Fifteen months of Keir Starmer as Labour leader has led to much speculation about a fall in the party’s membership. We won’t know whether this is true until the comprehensive figures are published. But what can be revealed today is how the Labour membership has changed since Starmer’s victory. Who’s joined? Who’s left? And which faction now dominates?
In a party in which personalities often define the politics of its activists (read: Blairite, Brownite, Bennite, Corbynite), one indicator of an evolving membership could be in who its rank and file have an appreciation for. For example, in June, a YouGov poll found Labour members were just as favourable towards Tony Blair (55 per cent) as they were to Jeremy Corbyn (53 per cent). Favourability of Starmer, stood at 67 per cent, while those unfavourable in contrast was 31 per cent.
The figures for Blair and Corbyn represent a sharp departure from a similar poll in January 2020. At that time, 71 per cent of Labour members had a positive view of Corbyn, compared to only 37 per cent in the case of Blair.
But these data points can't tell you the whole story. Opinions change, after all. Curiously, though, Labour activists have told me of a significant turn in their local party’s membership as Corbyn supporters are replaced with Starmer ones. And according to the same YouGov poll of Labour members, these reports appear to be borne out by the data.
YouGov has a good record of projecting party leadership elections, so we can approach their sampling of Labour’s membership with confidence. At least 36 per cent of the Labour membership as of June 2021 told the pollster that they did not vote or were not eligible to vote in the party’s 2016 leadership election of 2016 (meaning 64 per cent recall having a vote). Only 8 per cent said the same of the 2020 leadership contest (meaning 92 per cent had a vote).
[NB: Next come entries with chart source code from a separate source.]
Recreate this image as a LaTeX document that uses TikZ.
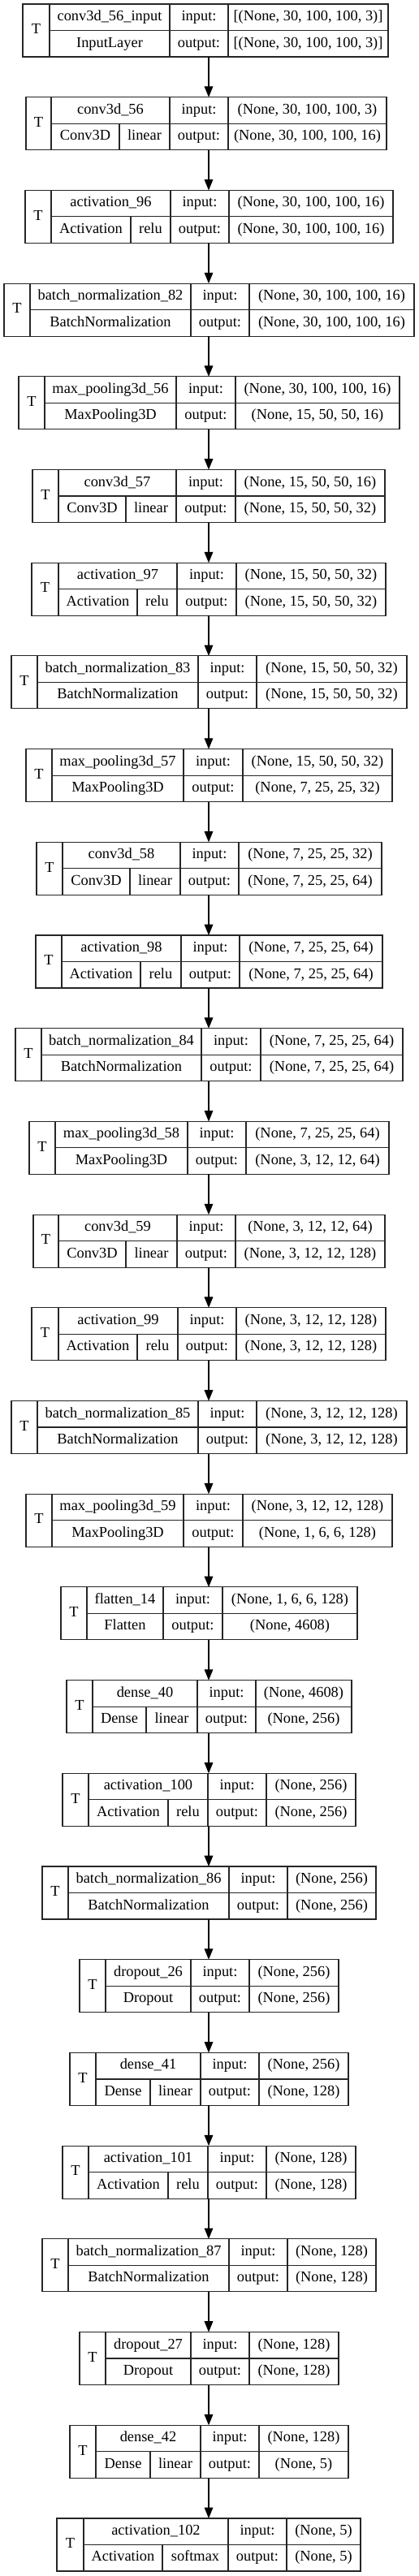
\documentclass[tikz,border=0pt]{standalone}
\usepackage{fontspec}
\setmainfont{Liberation Serif}
\usepackage{tikz}
\usetikzlibrary{positioning, arrows.meta}

\begin{document}
\begin{tikzpicture}[x=0.75pt, y=0.75pt,
  layer/.style={draw=black!85, line width=0.85pt, inner sep=0pt, outer sep=0pt, anchor=north west, minimum height=48.75pt},
  rule/.style={draw=black!85, line width=0.85pt},
  cell/.style={inner sep=0pt, text height=9.4pt, text depth=3pt, font=\fontsize{13.8}{16}\selectfont},
  flow/.style={-{Triangle[length=10pt, width=8pt]}, line width=0.85pt}]

\useasboundingbox (0,0) rectangle (515,-3173);
\coordinate (spine) at (257,0);

% --- Layer tables: index / left / T col / split / name col / label col / right ---
\foreach \idx/\xl/\xt/\xs/\xn/\xp/\xr/\lname/\lclass/\lact/\lin/\lout in {
  1/28/61/0/209/281/478/conv3d\_56\_input/InputLayer/-/{[(None, 30, 100, 100, 3)]}/{[(None, 30, 100, 100, 3)]},
  2/32/63/147/209/281/476/conv3d\_56/Conv3D/linear/{(None, 30, 100, 100, 3)}/{(None, 30, 100, 100, 16)},
  3/31/63/161/210/282/484/activation\_96/Activation/relu/{(None, 30, 100, 100, 16)}/{(None, 30, 100, 100, 16)},
  4/5/37/0/235/307/510/batch\_normalization\_82/BatchNormalization/-/{(None, 30, 100, 100, 16)}/{(None, 30, 100, 100, 16)},
  5/23/55/0/217/290/492/max\_pooling3d\_56/MaxPooling3D/-/{(None, 30, 100, 100, 16)}/{(None, 15, 50, 50, 16)},
  6/40/72/155/217/290/474/conv3d\_57/Conv3D/linear/{(None, 15, 50, 50, 16)}/{(None, 15, 50, 50, 32)},
  7/39/72/169/218/291/475/activation\_97/Activation/relu/{(None, 15, 50, 50, 32)}/{(None, 15, 50, 50, 32)},
  8/14/46/0/244/316/501/batch\_normalization\_83/BatchNormalization/-/{(None, 15, 50, 50, 32)}/{(None, 15, 50, 50, 32)},
  9/32/64/0/226/299/483/max\_pooling3d\_57/MaxPooling3D/-/{(None, 15, 50, 50, 32)}/{(None, 7, 25, 25, 32)},
  10/45/77/160/222/294/470/conv3d\_58/Conv3D/linear/{(None, 7, 25, 25, 32)}/{(None, 7, 25, 25, 64)},
  11/44/76/173/223/295/471/activation\_98/Activation/relu/{(None, 7, 25, 25, 64)}/{(None, 7, 25, 25, 64)},
  12/19/51/0/248/321/496/batch\_normalization\_84/BatchNormalization/-/{(None, 7, 25, 25, 64)}/{(None, 7, 25, 25, 64)},
  13/36/68/0/231/303/479/max\_pooling3d\_58/MaxPooling3D/-/{(None, 7, 25, 25, 64)}/{(None, 3, 12, 12, 64)},
  14/41/72/155/218/290/474/conv3d\_59/Conv3D/linear/{(None, 3, 12, 12, 64)}/{(None, 3, 12, 12, 128)},
  15/39/72/169/219/291/475/activation\_99/Activation/relu/{(None, 3, 12, 12, 128)}/{(None, 3, 12, 12, 128)},
  16/14/46/0/244/316/501/batch\_normalization\_85/BatchNormalization/-/{(None, 3, 12, 12, 128)}/{(None, 3, 12, 12, 128)},
  17/32/64/0/226/299/483/max\_pooling3d\_59/MaxPooling3D/-/{(None, 3, 12, 12, 128)}/{(None, 1, 6, 6, 128)},
  18/75/107/0/201/274/440/flatten\_14/Flatten/-/{(None, 1, 6, 6, 128)}/{(None, 4608)},
  19/82/114/180/243/315/433/dense\_40/Dense/linear/{(None, 4608)}/{(None, 256)},
  20/77/109/207/256/328/438/activation\_100/Activation/relu/{(None, 256)}/{(None, 256)},
  21/52/84/0/282/354/463/batch\_normalization\_86/BatchNormalization/-/{(None, 256)}/{(None, 256)},
  22/98/130/0/235/307/417/dropout\_26/Dropout/-/{(None, 256)}/{(None, 256)},
  23/86/118/185/247/319/429/dense\_41/Dense/linear/{(None, 256)}/{(None, 128)},
  24/77/109/207/256/328/438/activation\_101/Activation/relu/{(None, 128)}/{(None, 128)},
  25/52/84/0/282/354/463/batch\_normalization\_87/BatchNormalization/-/{(None, 128)}/{(None, 128)},
  26/98/130/0/235/307/417/dropout\_27/Dropout/-/{(None, 128)}/{(None, 128)},
  27/86/118/185/247/319/429/dense\_42/Dense/linear/{(None, 128)}/{(None, 5)},
  28/70/103/200/281/353/444/activation\_102/Activation/softmax/{(None, 5)}/{(None, 5)}%
}{
  \pgfmathsetmacro\yt{5+(\idx-1)*114.7}
  \pgfmathsetmacro\ya{\yt+16.25}
  \pgfmathsetmacro\ym{\yt+32.5}
  \pgfmathsetmacro\yc{\yt+48.75}
  \pgfmathsetmacro\yb{\yt+65}
  \pgfmathsetmacro\bw{(\xr-\xl)*0.75}
  % Outer frame
  \node[layer, minimum width=\bw pt] (L\idx) at (\xl,-\yt) {};
  % Cell rules
  \draw[rule] (\xt,-\yt) -- (\xt,-\yb);
  \draw[rule] (\xt,-\ym) -- (\xr,-\ym);
  \draw[rule] (\xn,-\yt) -- (\xn,-\yb);
  \draw[rule] (\xp,-\yt) -- (\xp,-\yb);
  % Texts
  \node[cell] (L\idx-t) at ({(\xl+\xt)/2},-\ym) {T};
  \node[cell] (L\idx-name) at ({(\xt+\xn)/2},-\ya) {\lname};
  \ifnum\xs>0
    \draw[rule] (\xs,-\ym) -- (\xs,-\yb);
    \node[cell] (L\idx-class) at ({(\xt+\xs)/2},-\yc) {\lclass};
    \node[cell] (L\idx-act) at ({(\xs+\xn)/2},-\yc) {\lact};
  \else
    \node[cell] (L\idx-class) at ({(\xt+\xn)/2},-\yc) {\lclass};
  \fi
  \node[cell] (L\idx-inlbl) at ({(\xn+\xp)/2},-\ya) {input:};
  \node[cell] (L\idx-outlbl) at ({(\xn+\xp)/2},-\yc) {output:};
  \node[cell] (L\idx-in) at ({(\xp+\xr)/2},-\ya) {\lin};
  \node[cell] (L\idx-out) at ({(\xp+\xr)/2},-\yc) {\lout};
}

% --- Connectors ---
\foreach \a [evaluate=\a as \b using int(\a+1)] in {1,...,27}
  \draw[flow] (L\a.south -| spine) -- (L\b.north -| spine);

\end{tikzpicture}
\end{document}
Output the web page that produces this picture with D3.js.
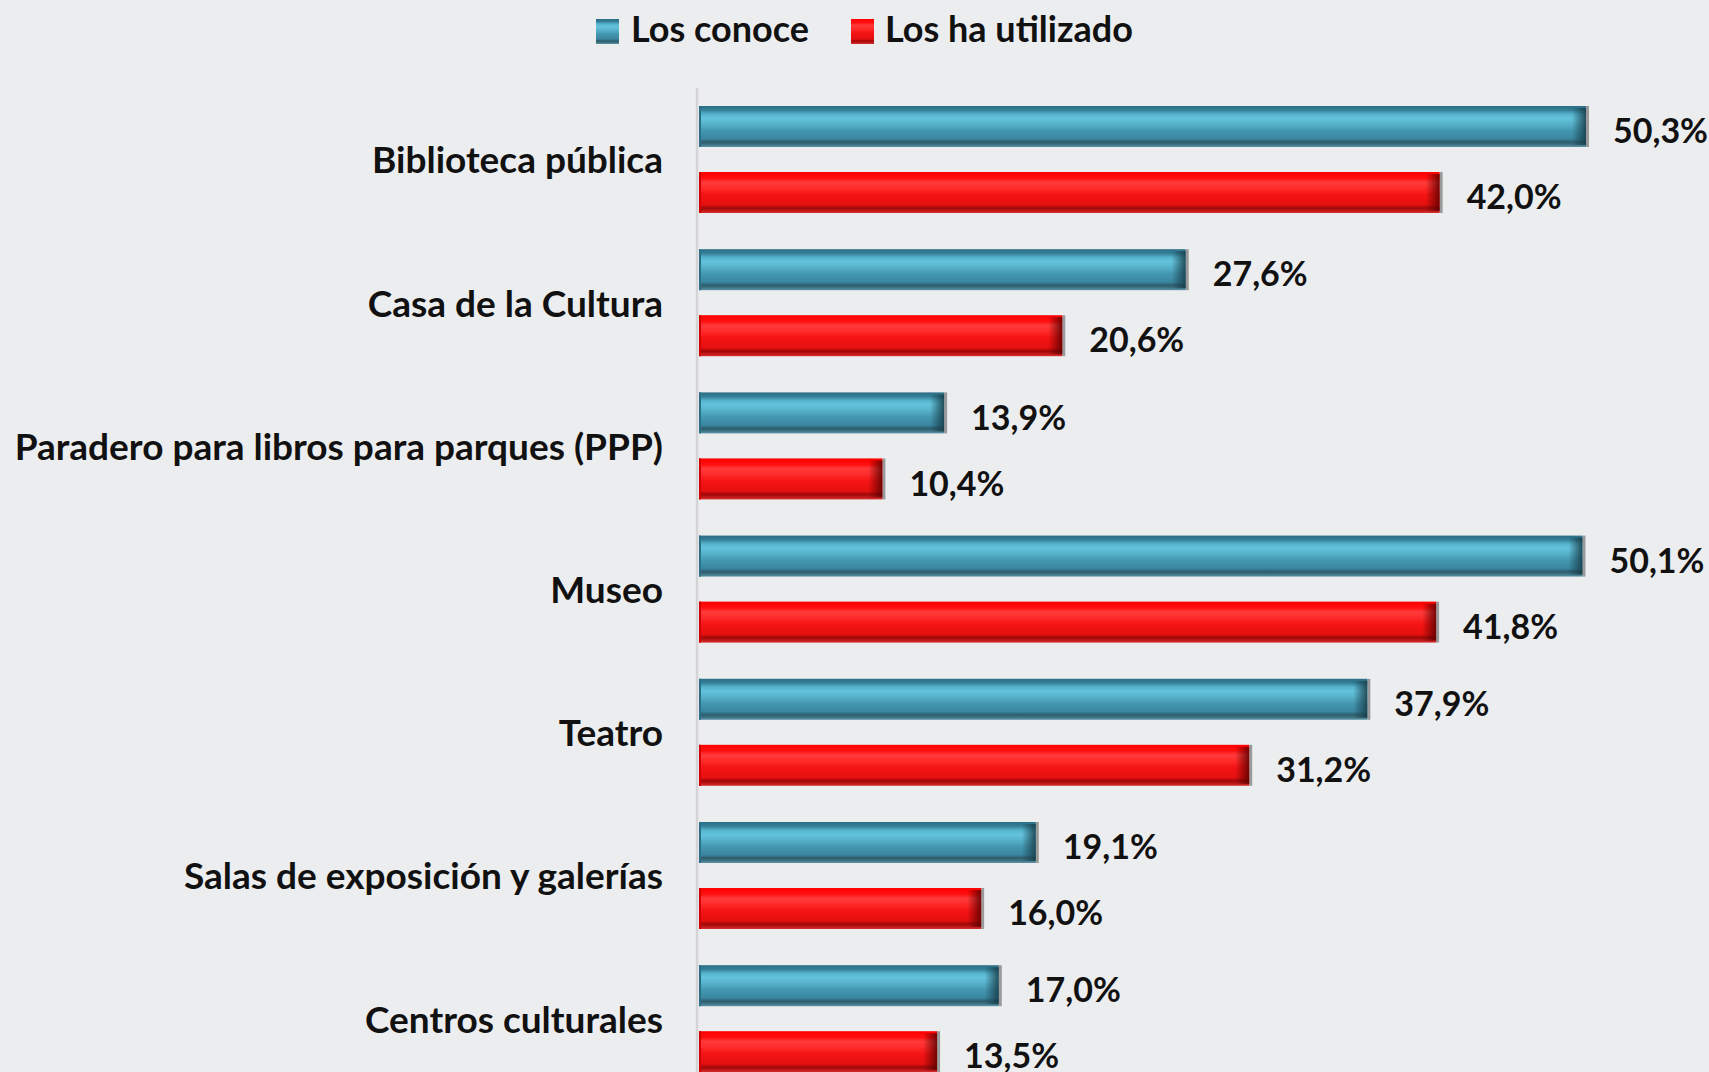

Of those that did vote, 65 per cent of the membership of June 2021 voted for Starmer in 2020, 21 per cent for Rebecca Long-Bailey and 14 per cent for Lisa Nandy. This is notably more favourable to Starmer than the actual leadership election last year, when he won 56 per cent of the vote and Long-Bailey won 28 per cent.
But in the case of the 2016 leadership election, 70 per cent of party members say they backed Corbyn while 30 per cent backed his rival Owen Smith. This is notably more pro-Corbyn than the actual result when 62 per cent backed the incumbent.
Now, before we draw conclusions, here’s the all-important health warning. When surveying a group of people, there’s a risk of recall bias as respondents either can’t fully remember how they voted or lie, so as to be seen to have supported the winner. Parties or candidates that win elections often appear to have won by a larger margin when voters are asked who they previously supported.
But false recall is proven to do little more than shift vote shares by a few percentage points, and here we see it shift, among a very logged-on electorate, by significantly more. As such, what we can conclude from these figures is that those who supported Starmer last year play a larger role today in Labour’s membership than they did in April 2020. The membership of today may still lean left but it is less shaped by the defining battles of the Corbyn years simply, in a significant number of cases, by virtue of not being there.